Job 22:25. And lay down in (or cast down to) the dust the precious ore.—The word בֶּצֶר, which occurs only here and in the following verse, signifies according to the etymology as well as the connection precious metal, gold or silver, and that in its crude, unprepared state, as it is brought forth out of the shafts of the mountain mines, hence “gold and silver ore,” “virgin-gold” (Delitzsch). The “laying down of such metal in the dust” signifies that one relieves himself of it as of worthless trash. The second member expresses the same thought still more strongly. And among the pebbles of the brooks (בְּצוּר assonant with בֶּצֶר) the gold of Ophir,—אוֹפִיר for the more complete and common כֶּתֶם אוֹפִיר, comp. Job 28:16; Ps. 45:10 [9], etc., also such modern mercantile abbreviations as Mocha, Damask, Champagne, etc. In regard to the much disputed location of the land of Ophir (LXX., Ὠφείρ,—Cod. Al. however Σωφείρ, which reminds us of Sufâra, on the peninsula of Guzerat, in India, as well as of the Coptic Sofir, used as a name for India) comp. the Realwörterbücher [Cyclopædias and Dictionaries]; also Bähr on 1 Kings 10:22 [Vol. VI. of this series, p. 122]. To the earlier theories which located Ophir in India, or in Arabia has been added latterly that of Sir Rod. Murchison, who in a Report to the London Geographical Society is inclined to the opinion that the south-African coast around the mouth of the Limpopo river is the true Ophir of the Bible, supporting his view in part by the conjectures of the well-known archæologist, John Crawford (in his Descriptive Dictionary of the Indian Islands), which point to this locality, and in part by the discoveries of districts abounding in gold, which the German traveller, K. Mauch, claims to have made since 1866 in this very region (north of the colony of Natal). Comp. the Ausland, 1868, No. 39: Die Goldfünde in der Kolonie Natal und das Ophir der Bibel—which essay indeed rightly prefers the combinations of K. Ritter, Chr. Lassen, etc. pointing to the East Indies, while an article in the “Globus,” Vol. 18, No. 24, p. 369 seeks to mediate between the two hypotheses by supposing Ophir to be “a wild region on the Indian Ocean, which embraced a part of the eastern coast of Africa and of the western coast of India.”

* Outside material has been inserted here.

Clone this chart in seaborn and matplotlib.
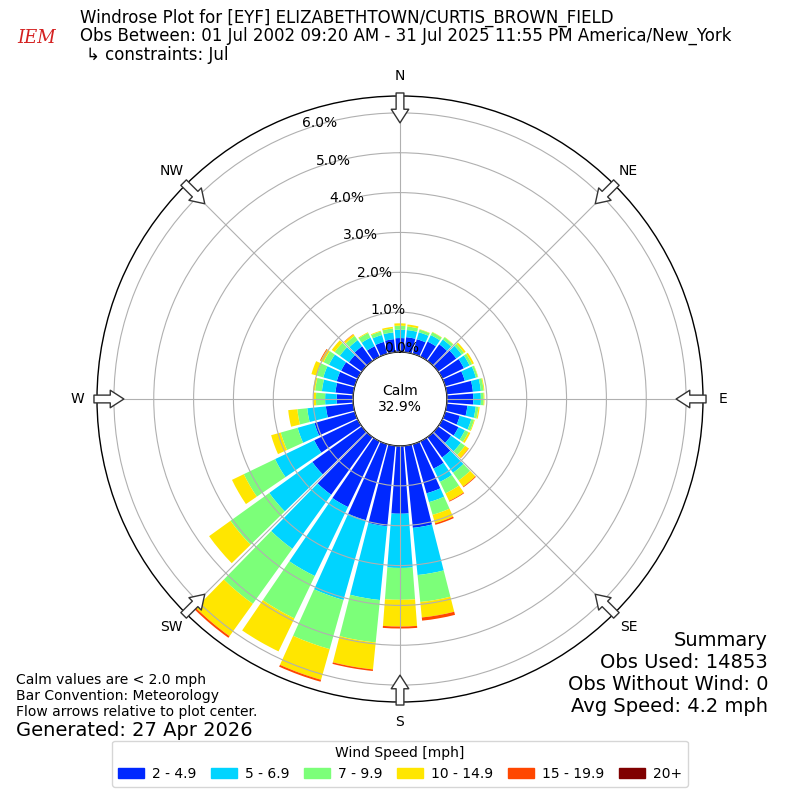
import numpy as np
import pandas as pd
import matplotlib
matplotlib.use('Agg')
import matplotlib.pyplot as plt
import seaborn as sns
from matplotlib.patches import Patch

# 풍향 (10도 간격), 풍속 구간
directions = np.arange(0, 360, 10)
speed_bins = ['2 - 4.9', '5 - 6.9', '7 - 9.9', '10 - 14.9', '15 - 19.9', '20+']
bin_colors = ['#0028ff', '#00d4ff', '#7cff79', '#ffe600', '#ff4700', '#800000']

# 각 풍향별 빈도 [%]
pct_2_5 = [0.35, 0.38, 0.38, 0.42, 0.51, 0.56, 0.60, 0.51, 0.66, 0.66,
           0.52, 0.38, 0.45, 0.40, 0.63, 0.76, 1.28, 2.07, 1.70, 2.03,
           1.98, 1.83, 1.78, 1.53, 1.21, 1.05, 0.69, 0.41, 0.45, 0.47,
           0.46, 0.40, 0.45, 0.29, 0.31, 0.33]
pct_5_7 = [0.21, 0.18, 0.18, 0.18, 0.15, 0.17, 0.16, 0.29, 0.20, 0.19,
           0.21, 0.30, 0.18, 0.30, 0.47, 0.37, 0.23, 1.19, 1.36, 1.86,
           2.08, 1.92, 1.67, 1.33, 1.09, 0.44, 0.47, 0.29, 0.34, 0.35,
           0.34, 0.28, 0.19, 0.24, 0.18, 0.17]
pct_7_10 = [0.10, 0.09, 0.07, 0.08, 0.07, 0.07, 0.07, 0.05, 0.07, 0.07,
            0.07, 0.07, 0.10, 0.13, 0.24, 0.32, 0.33, 0.68, 0.80, 1.07,
            1.28, 1.18, 1.70, 1.20, 0.87, 0.44, 0.25, 0.23, 0.17, 0.17,
            0.15, 0.16, 0.13, 0.13, 0.09, 0.10]
pct_10_15 = [0.06, 0.05, 0.01, 0.01, 0.01, 0.05, 0.05, 0.01, 0.02, 0.02,
             0.03, 0.02, 0.05, 0.11, 0.19, 0.21, 0.22, 0.39, 0.67, 0.68,
             0.80, 0.92, 1.00, 0.66, 0.33, 0.25, 0.23, 0.07, 0.05, 0.14,
             0.08, 0.09, 0.05, 0.02, 0.02, 0.04]
pct_15_20 = [0, 0, 0, 0, 0, 0, 0, 0, 0, 0,
             0, 0, 0, 0.01, 0.02, 0.02, 0.04, 0.08, 0.05, 0.04,
             0.05, 0, 0.05, 0, 0, 0, 0, 0, 0, 0,
             0.02, 0, 0.01, 0, 0, 0]
pct_20 = [0] * 36

calm_pct = 32.9

df = pd.DataFrame({'dir': directions, '2 - 4.9': pct_2_5, '5 - 6.9': pct_5_7,
                   '7 - 9.9': pct_7_10, '10 - 14.9': pct_10_15,
                   '15 - 19.9': pct_15_20, '20+': pct_20})

sns.set_style('white', rc={'text.color': 'black', 'axes.edgecolor': 'black',
                           'xtick.color': 'black', 'ytick.color': 'black',
                           'grid.color': '#b0b0b0', 'grid.linewidth': 0.8})
palette = sns.color_palette(bin_colors)

fig = plt.figure(figsize=(8, 8), dpi=100)
ax = fig.add_axes([0.12125, 0.1225, 0.7575, 0.7575], projection='polar')
ax.set_theta_zero_location('N')
ax.set_theta_direction(-1)

theta = np.deg2rad(df['dir'])
width = np.deg2rad(8.6)
bottom = np.zeros(len(df))
for name, col in zip(speed_bins, palette):
    ax.bar(theta, df[name], width=width, bottom=bottom, color=col,
           linewidth=0, zorder=2)
    bottom += df[name].values

rmax = 6.424
ax.set_ylim(0, rmax)
ax.set_rorigin(-1.179)

ax.set_yticks(range(7))
ax.set_yticklabels([f'{v:.1f}%' for v in range(7)], fontsize=10)
ax.set_rlabel_position(-20)
ax.set_xticks(np.deg2rad(np.arange(0, 360, 45)))
ax.set_xticklabels([])
ax.grid(True)
ax.set_axisbelow(False)
for sp in ax.spines.values():
    sp.set_color('black')
    sp.set_linewidth(1)

# 방위 라벨과 화살표
compass = ['N', 'NE', 'E', 'SE', 'S', 'SW', 'W', 'NW']
for i, lab in enumerate(compass):
    th = np.deg2rad(i * 45)
    ax.text(th, 6.926, lab, ha='center', va='center', fontsize=10)
    ax.annotate('', xy=(th, 5.75), xytext=(th, 6.50),
                arrowprops=dict(arrowstyle='simple,head_length=0.7,head_width=0.9,tail_width=0.4',
                                fc='white', ec='#333333', lw=1,
                                shrinkA=0, shrinkB=0, mutation_scale=14),
                annotation_clip=False, zorder=5)

ax.text(0.5, 0.5, f'Calm\n{calm_pct}%', transform=ax.transAxes,
        ha='center', va='center', fontsize=10)

# 제목
fig.text(80 / 800, 1 - 18 / 800, 'Windrose Plot for [EYF] ELIZABETHTOWN/CURTIS_BROWN_FIELD',
         fontsize=12, va='center')
fig.text(80 / 800, 1 - 36 / 800,
         'Obs Between: 01 Jul 2002 09:20 AM - 31 Jul 2025 11:55 PM America/New_York',
         fontsize=12, va='center')
fig.text(86 / 800, 1 - 55 / 800, '\u21b3 constraints: Jul', fontsize=12, va='center')
fig.text(37 / 800, 1 - 38 / 800, 'IEM', fontsize=13, color='#d42020',
         style='italic', family='serif', ha='center', va='center')

# 요약
summary = ['Summary', 'Obs Used: 14853', 'Obs Without Wind: 0', 'Avg Speed: 4.2 mph']
for k, line in enumerate(summary):
    fig.text(768 / 800, 1 - (640 + 22 * k) / 800, line,
             fontsize=14, ha='right', va='center')
notes = ['Calm values are < 2.0 mph', 'Bar Convention: Meteorology',
         'Flow arrows relative to plot center.']
for k, line in enumerate(notes):
    fig.text(16 / 800, 1 - (680 + 16 * k) / 800, line, fontsize=10, va='center')
fig.text(16 / 800, 1 - 730 / 800, 'Generated: 27 Apr 2026', fontsize=14, va='center')

handles = [Patch(color=c) for c in palette]
fig.legend(handles, speed_bins, loc='lower center', bbox_to_anchor=(0.5, 0.008),
           ncol=6, title='Wind Speed [mph]', fontsize=10, title_fontsize=10,
           columnspacing=1.05, handlelength=1.85, handletextpad=0.6)

fig.savefig('out.png', dpi=100)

Job 22:25. Apodosis. Then will the Almighty be thy treasure (בְּצָרִים, pl. of בֶּצֶר, hence lit “pieces of gold-ore, pieces of metal”) and silver in heaps to thee—scil, “will He be.”—תּוֹעָפוֹת which occurs elsewhere only in Num. 23:22; 24:8; and Ps. 95:4, has received very different explanations. According to these passages, however, it must signify “things standing out high and prominent.” Here, therefore it must mean either “high heaps of silver,” or “long, prominent bars of silver.” The former definition is favored by the fact that the Arabic certifies for יעף the signification, “to tower, to grow, to mount upward,” a meaning which the Vulgate expresses here also (argentum coacervabitur tibi), while on the contrary the derivation of the word from the root יפע, “to shine” (comp. the LXX: καθαρὀν ὤσπερ ἀργὐριον πεπυρωμἐνον), or even from יָעֵף, “to be weary” (Gesen. in Thes., Böttcher [Con. “silver sought with toil”] etc), has but slight etymological foundation. In regard to the sentiment in Job 22:24–25 comp. New Testament parallels: like Matth. 6:20, 33; 19:21; Luke 12:33; 1 Tim. 6:16–19, etc. [The rendering of these two verses (24, 25) by the E. V. is to be rejected as inconsistent with the language (thus שִׁית־עַל־עָפָר cannot be “to lay up as dust”), and as yielding a much feebler sense.—E.]

Sixth Strophe: Job 22:26–30: Further expansion of the promise annexed to the admonition.—Yea, then shalt thou delight thyself in the Almighty.—כִּי־אָז confirmatory, as in Job 11:15: or argumentative—“for then,” etc., which is the common rendering. For the representation of God as the object of joy or delight on the part of the righteous comp. Ps. 37:4; Is. 58:14. In regard to “lifting up the face” as an expression of freedom from the consciousness of sin (the opposite of נָֽפְלוּ פָנִים, Gen. 4:6), comp. above Job 11:15.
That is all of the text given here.